■ **TASK TO CARRY OUT**: Print exactly the part opening with the line containing "Recreate this image" and closing with the line containing "import * as", with both of those lines included.
## BEGIN DATASET
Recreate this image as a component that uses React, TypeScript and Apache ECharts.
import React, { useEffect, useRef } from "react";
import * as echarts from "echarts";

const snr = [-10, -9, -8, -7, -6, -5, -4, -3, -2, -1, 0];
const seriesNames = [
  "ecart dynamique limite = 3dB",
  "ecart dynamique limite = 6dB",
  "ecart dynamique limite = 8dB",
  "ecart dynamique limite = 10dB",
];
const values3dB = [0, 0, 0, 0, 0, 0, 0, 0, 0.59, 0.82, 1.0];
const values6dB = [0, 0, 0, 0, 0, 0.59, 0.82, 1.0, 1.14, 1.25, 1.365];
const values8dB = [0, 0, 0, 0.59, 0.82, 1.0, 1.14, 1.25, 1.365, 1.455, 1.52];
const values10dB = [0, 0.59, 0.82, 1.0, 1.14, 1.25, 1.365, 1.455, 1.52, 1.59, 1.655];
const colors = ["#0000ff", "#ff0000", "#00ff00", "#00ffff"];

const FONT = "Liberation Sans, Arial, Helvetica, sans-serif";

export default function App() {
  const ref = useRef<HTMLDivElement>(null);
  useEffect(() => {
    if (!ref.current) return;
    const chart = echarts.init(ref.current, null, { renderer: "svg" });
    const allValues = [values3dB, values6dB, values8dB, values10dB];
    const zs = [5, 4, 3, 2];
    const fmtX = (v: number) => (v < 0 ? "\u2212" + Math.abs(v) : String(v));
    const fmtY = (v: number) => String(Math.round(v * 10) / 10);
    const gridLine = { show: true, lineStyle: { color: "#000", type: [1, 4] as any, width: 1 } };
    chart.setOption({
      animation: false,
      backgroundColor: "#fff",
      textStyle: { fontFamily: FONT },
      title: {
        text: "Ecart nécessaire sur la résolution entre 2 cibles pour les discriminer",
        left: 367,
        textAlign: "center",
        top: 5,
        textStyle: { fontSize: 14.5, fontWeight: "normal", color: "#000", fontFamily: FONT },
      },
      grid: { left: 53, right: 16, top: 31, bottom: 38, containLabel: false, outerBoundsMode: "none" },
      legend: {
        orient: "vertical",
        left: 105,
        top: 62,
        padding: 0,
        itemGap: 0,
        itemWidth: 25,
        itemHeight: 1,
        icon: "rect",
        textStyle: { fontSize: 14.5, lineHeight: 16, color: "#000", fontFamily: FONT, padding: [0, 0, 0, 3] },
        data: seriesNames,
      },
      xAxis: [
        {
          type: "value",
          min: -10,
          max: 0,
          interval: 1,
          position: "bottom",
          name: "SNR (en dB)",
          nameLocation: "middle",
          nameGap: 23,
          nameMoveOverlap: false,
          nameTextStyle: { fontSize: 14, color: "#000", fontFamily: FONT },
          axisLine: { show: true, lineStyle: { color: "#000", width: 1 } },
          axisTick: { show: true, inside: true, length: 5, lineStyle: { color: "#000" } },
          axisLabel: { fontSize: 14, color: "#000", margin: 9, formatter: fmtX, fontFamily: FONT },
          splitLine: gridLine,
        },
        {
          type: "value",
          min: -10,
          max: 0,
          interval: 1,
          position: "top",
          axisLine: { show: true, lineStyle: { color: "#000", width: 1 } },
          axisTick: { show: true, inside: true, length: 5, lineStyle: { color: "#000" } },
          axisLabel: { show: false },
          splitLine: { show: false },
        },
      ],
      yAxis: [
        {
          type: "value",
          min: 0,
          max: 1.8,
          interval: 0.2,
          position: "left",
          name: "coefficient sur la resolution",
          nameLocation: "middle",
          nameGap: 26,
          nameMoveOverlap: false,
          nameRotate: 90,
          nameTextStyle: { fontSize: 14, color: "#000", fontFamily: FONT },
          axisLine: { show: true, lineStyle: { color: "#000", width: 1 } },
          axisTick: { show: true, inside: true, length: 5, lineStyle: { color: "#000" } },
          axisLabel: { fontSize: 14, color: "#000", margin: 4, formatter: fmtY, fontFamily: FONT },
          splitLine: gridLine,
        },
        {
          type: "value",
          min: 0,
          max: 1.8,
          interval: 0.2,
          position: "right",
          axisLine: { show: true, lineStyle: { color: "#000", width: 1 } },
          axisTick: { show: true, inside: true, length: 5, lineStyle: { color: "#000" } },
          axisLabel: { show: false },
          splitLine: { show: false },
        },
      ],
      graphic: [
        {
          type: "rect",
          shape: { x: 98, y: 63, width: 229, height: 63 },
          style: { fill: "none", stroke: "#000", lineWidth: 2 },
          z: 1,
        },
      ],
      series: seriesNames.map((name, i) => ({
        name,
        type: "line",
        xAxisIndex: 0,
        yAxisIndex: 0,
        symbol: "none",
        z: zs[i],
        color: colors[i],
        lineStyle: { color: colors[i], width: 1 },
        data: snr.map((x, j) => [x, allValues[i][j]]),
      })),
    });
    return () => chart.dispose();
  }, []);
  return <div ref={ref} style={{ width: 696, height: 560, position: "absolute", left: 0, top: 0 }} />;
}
## END DATASET
## BEGIN DATASET
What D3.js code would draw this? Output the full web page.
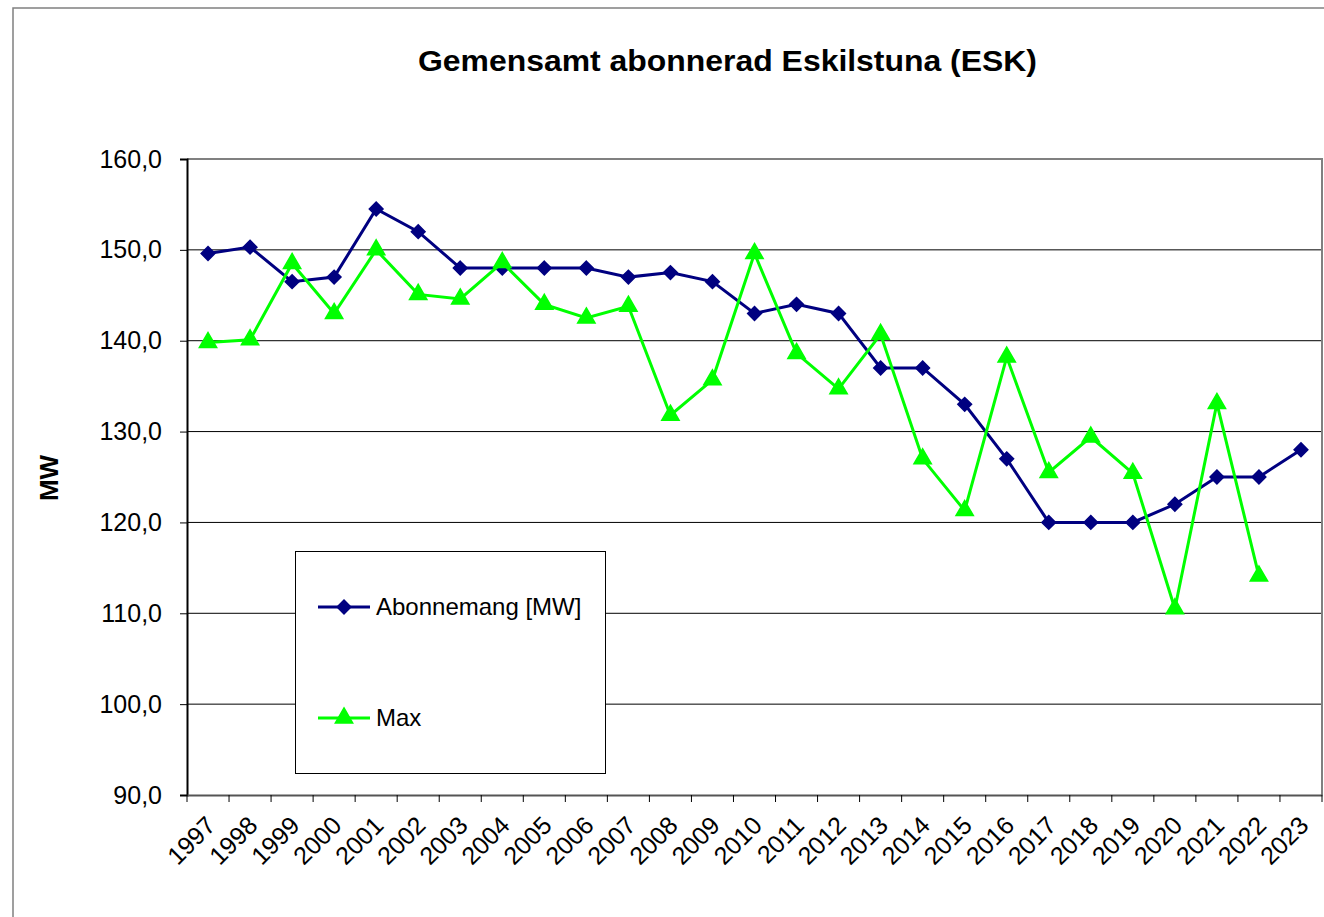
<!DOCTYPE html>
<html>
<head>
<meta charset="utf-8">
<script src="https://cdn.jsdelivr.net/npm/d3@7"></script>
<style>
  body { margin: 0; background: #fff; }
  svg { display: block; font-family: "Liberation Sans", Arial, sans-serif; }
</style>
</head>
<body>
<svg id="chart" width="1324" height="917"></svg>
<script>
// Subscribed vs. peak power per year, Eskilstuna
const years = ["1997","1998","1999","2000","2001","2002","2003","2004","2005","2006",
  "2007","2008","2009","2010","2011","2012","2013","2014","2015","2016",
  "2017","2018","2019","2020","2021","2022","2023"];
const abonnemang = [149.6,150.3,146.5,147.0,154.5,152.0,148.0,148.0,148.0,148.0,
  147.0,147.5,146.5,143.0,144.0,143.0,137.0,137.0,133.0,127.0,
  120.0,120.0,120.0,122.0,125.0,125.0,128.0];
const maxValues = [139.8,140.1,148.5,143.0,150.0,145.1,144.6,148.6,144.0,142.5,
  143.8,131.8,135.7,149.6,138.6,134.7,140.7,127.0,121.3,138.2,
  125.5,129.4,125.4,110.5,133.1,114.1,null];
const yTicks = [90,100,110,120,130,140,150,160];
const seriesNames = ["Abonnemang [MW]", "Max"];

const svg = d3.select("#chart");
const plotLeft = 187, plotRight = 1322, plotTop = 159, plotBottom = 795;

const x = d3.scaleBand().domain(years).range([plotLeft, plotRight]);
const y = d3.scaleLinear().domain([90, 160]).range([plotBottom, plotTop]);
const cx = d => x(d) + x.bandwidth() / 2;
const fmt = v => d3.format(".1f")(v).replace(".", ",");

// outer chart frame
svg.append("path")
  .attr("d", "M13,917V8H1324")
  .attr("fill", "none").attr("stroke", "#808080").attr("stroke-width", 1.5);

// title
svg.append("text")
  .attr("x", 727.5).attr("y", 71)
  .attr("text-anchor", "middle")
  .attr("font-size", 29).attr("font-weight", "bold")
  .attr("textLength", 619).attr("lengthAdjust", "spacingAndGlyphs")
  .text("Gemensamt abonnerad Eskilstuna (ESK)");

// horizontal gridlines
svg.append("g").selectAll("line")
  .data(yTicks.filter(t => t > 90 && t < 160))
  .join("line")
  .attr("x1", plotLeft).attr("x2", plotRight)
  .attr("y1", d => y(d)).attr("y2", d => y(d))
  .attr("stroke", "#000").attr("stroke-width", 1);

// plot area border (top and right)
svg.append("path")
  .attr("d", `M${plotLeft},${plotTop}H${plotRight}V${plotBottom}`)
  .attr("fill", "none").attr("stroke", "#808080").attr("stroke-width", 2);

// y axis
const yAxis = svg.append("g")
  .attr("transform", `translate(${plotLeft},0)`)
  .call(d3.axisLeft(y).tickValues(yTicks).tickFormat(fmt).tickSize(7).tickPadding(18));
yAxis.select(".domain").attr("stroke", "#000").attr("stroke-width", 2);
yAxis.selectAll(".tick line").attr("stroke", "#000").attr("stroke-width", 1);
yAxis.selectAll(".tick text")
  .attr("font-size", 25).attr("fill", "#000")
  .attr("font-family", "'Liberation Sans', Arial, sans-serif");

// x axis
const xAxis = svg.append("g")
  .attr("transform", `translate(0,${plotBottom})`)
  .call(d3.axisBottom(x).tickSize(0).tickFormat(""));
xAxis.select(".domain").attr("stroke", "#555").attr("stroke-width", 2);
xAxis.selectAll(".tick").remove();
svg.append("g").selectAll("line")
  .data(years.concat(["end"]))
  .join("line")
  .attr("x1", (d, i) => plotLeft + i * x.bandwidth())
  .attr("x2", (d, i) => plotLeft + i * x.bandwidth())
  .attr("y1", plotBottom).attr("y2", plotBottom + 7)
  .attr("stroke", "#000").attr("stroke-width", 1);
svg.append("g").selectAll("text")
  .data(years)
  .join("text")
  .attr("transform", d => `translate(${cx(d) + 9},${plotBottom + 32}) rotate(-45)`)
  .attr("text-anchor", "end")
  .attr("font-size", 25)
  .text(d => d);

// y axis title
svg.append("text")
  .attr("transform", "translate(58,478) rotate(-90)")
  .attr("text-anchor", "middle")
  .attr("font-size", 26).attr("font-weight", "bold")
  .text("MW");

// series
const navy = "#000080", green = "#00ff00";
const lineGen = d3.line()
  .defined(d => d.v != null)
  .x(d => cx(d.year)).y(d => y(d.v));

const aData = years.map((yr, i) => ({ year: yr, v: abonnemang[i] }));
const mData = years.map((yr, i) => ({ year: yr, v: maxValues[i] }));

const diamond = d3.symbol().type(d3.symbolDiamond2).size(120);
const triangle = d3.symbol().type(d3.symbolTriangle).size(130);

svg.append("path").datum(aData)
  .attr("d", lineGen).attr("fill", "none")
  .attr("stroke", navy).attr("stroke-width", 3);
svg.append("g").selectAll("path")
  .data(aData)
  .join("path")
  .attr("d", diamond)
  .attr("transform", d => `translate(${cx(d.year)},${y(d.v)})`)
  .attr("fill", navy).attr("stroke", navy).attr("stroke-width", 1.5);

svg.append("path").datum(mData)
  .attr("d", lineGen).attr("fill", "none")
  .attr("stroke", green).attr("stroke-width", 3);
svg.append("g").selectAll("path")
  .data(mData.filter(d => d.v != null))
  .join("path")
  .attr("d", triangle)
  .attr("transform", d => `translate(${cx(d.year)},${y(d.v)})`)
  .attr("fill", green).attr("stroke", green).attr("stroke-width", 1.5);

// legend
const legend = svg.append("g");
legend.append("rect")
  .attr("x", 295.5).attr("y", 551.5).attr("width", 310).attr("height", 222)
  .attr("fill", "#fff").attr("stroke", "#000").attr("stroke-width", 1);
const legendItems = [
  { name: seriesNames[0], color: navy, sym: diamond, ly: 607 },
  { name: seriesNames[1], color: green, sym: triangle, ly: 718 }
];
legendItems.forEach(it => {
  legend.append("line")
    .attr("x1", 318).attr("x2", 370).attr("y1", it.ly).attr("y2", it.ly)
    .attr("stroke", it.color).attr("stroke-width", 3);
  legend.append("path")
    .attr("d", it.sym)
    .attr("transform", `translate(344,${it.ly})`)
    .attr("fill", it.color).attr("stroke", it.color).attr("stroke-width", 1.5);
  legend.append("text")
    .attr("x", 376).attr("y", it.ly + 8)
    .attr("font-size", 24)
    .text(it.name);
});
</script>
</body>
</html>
## END DATASET
## BEGIN DATASET
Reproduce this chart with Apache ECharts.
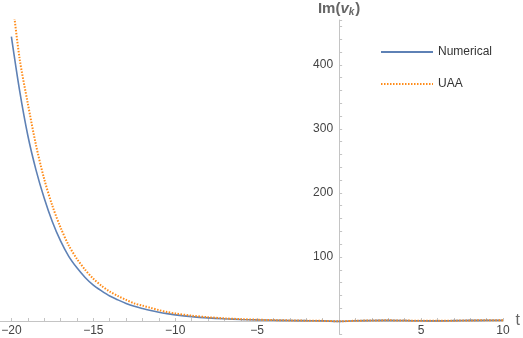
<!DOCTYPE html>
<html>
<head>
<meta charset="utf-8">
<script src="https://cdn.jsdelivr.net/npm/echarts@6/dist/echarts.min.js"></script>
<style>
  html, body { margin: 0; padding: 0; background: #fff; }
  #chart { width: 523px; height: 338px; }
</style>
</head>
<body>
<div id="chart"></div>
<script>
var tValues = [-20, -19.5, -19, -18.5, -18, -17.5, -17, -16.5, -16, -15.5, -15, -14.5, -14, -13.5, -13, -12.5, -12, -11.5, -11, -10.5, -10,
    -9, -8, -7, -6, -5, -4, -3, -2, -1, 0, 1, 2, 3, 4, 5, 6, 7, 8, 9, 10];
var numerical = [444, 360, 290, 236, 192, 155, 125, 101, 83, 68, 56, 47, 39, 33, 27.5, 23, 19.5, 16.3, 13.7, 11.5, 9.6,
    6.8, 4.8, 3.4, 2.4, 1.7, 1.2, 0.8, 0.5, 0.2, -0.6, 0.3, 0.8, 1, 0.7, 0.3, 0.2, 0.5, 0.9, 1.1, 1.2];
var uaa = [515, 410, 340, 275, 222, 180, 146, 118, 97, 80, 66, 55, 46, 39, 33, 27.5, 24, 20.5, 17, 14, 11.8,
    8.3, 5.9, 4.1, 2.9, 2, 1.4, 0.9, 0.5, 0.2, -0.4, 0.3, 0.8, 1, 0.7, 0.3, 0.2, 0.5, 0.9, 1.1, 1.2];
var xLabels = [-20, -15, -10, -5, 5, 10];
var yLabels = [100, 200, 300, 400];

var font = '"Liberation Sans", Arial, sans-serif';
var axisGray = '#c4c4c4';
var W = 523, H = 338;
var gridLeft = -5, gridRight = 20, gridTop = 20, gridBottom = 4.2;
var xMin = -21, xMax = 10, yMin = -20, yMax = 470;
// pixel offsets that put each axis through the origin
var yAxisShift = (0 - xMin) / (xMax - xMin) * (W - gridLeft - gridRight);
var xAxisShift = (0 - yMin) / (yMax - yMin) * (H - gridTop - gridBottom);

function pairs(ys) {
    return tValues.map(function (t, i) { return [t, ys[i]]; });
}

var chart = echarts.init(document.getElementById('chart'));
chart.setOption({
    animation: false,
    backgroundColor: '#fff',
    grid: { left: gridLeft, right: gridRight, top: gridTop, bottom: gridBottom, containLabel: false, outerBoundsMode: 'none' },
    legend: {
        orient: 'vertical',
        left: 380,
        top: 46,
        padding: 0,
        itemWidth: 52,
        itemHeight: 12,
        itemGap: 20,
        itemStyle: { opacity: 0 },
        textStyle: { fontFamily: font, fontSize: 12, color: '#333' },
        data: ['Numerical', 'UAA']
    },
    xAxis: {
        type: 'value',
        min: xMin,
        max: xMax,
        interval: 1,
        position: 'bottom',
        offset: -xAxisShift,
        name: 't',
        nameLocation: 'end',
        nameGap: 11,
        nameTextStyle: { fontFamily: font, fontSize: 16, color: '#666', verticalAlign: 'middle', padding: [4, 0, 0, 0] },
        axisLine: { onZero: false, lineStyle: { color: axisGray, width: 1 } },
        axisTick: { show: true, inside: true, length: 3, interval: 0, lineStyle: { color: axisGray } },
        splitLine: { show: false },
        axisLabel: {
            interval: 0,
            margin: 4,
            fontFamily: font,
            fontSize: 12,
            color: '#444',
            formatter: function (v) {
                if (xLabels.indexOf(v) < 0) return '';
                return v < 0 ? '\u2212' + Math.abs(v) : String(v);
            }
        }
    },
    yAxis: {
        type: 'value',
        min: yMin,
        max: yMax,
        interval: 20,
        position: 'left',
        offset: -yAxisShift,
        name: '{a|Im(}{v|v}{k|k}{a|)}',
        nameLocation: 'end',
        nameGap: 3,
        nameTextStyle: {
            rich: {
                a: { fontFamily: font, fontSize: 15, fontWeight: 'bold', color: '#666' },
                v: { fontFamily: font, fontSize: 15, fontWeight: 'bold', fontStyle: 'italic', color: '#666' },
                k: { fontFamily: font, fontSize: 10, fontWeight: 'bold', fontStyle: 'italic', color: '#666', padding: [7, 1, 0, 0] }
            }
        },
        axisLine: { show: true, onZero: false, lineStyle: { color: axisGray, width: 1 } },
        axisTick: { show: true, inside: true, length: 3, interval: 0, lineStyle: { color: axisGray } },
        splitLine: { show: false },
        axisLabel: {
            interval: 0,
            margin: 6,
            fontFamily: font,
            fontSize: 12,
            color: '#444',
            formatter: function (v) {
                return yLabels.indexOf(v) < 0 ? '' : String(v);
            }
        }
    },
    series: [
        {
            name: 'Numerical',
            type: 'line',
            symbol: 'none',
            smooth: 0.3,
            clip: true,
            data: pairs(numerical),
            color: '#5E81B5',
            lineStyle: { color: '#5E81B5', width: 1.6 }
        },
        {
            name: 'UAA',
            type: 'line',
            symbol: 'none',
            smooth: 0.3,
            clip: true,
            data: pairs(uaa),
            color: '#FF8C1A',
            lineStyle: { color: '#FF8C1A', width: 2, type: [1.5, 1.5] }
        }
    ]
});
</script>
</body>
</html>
## END DATASET
■ **RESPONSE TO THIS TASK**:
Recreate this image as a component that uses React, TypeScript and Apache ECharts.
import React, { useEffect, useRef } from "react";
import * as echarts from "echarts";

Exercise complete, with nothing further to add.